I came to this story partly as a colleague and friend of Carson, and partly as a body work practitioner – this gives me particular receptivity to the way massage was enacted and manipulated in this story. Using juxtaposition, metaphor, shape and space, Carson has recorded the journey of discipline as Kersten learns to perform his physio-neuro massage. To push forward into tissue, to pause, to breathe, to allow direction to emerge, intensity, timing – to allow release.
Kersten’s negotiations with Himmler mirror this massage process; push forward, pause, breathe, balancing direction, intensity and timing, eventually to create the circumstances for the release of thousands of prisoners.
I watched Carson develop her own discipline with the material in the book. One doesn’t simply walk into the voice of evil. In order to capture this, one must process its existence; push into it, pause, breathe and allow direction to emerge. This is a visceral read; the embodied self of the reader comes to know the trajectory of evil, the contradictions of humanity and what it takes to find agency and restore balance, through their embodiment on the page, in the poems.
“…..how wearing
to live under that regime until away, you find your
Shoulders drop down and your breath deepen.
How the body holds tension…..”[1]
Kersten questions his own integrity in the face of Himmler’s evil, taken into his hands as his body decides his moral position. Can he adhere to his moral code as a healer, balance his own desires for action and allow a “whole new symphony”[2] to transpire? In the end his hands choose to inflict pain on Himmler, the better to secure releases.
To really understand the knife’s edge and precarious balance of Kersten’s achievement, one must understand the context of the time. Carson’s use of form is a masterstroke.
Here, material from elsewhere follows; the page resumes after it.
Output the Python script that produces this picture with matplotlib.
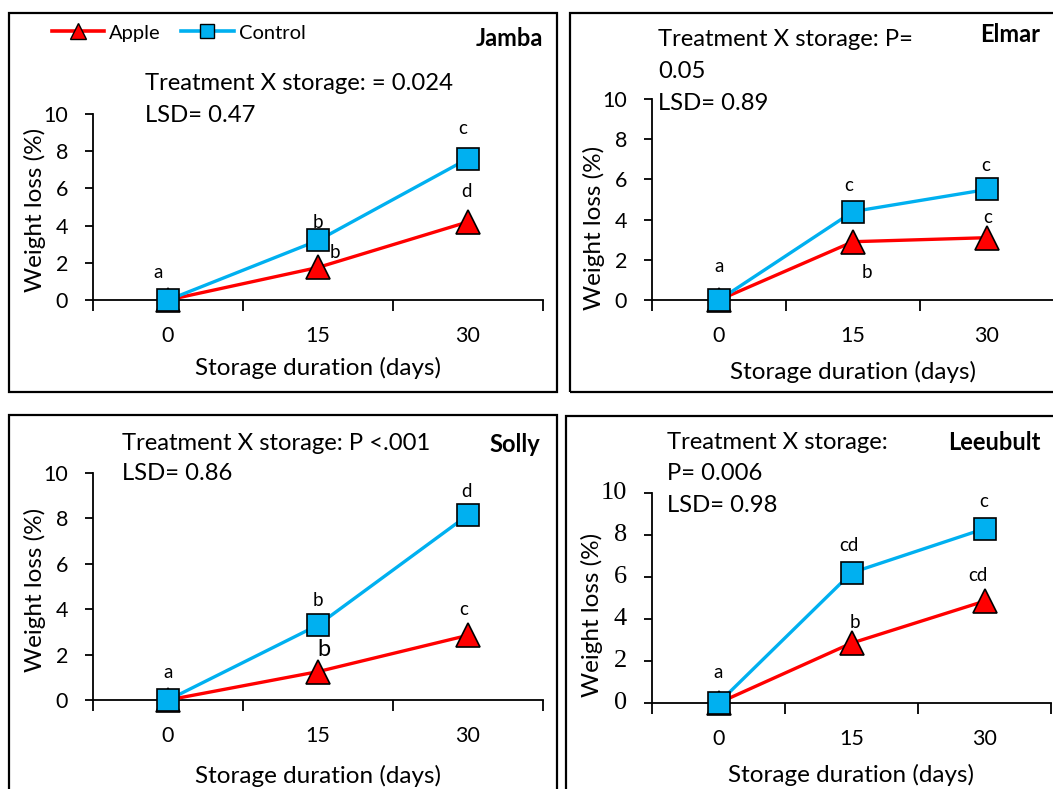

This story unfolds on the page within the margins of history through the use of marginalia – ‘tracks’ which tightly contain Kersten’s story, just as the Nazi train rolls across Europe, seemingly unstoppable.
“A great deal of talking yet to slow the great heavy
wheels of war, now they turn with such momentum.”[3]
This is a story of the past and a story for our times; a study of the courage and the discipline it takes to create a better future.
“If our prayers/ were winged, the sky would throng with thank-birds.”[4]
Available at:
https://www.amazon.com/Massaging-Himmler-Poetic-Biography-Kersten-ebook/dp/B07ZKNPFPW
[1] Carson, 2019, 172.
[2] Ibid, 16.
[3] Ibid, 175.
[4] Ibid, 254.
Anne M Carson’s poetry has been published internationally, and widely in Australia. Recent publications include Massaging Himmler: A Poetic Biography of Dr Felix Kersten (Hybrid, 2019), and Two Green Parrots (Ginnindera Press, 2019). She has initiated a number of poetry-led social justice projects. She is currently a PhD candidate at RMIT where her project includes poetic biographies of two creative women – Anna Magdalena Bach, a ‘flawless’ soprano (according to her husband, Johann Sebastian Bach) and George Sand, prolific French novelist.
As a Taurean, Alison Elliott has always had a love of the physical world. As a physio student she learnt of nerve stimulation, proprioception, muscle trigger points and the value of deep massage therapy. As a Feldenkrais practitioner she learnt about the embodiment of our being, our psyche and how the simple act of movement can reveal us to ourselves. Posture at first appearing as a static state resulting from our anatomy, is rather seen as an active and continual expression of self; and in its active state, amenable to change and learning. Later, learning Bodytalk, a form of kinesiology, she further refined her sensitivities, exploring the subtler energy fields of the world. All of this study was imbued with a moral and spiritual enquiry. What was justice ? How should one live to create a just world? How do our socio-political structures live within us and express themselves in our societies? For much of her career she has worked in the public health sector. She is currently a General Manager at a Community Health Service in Victoria.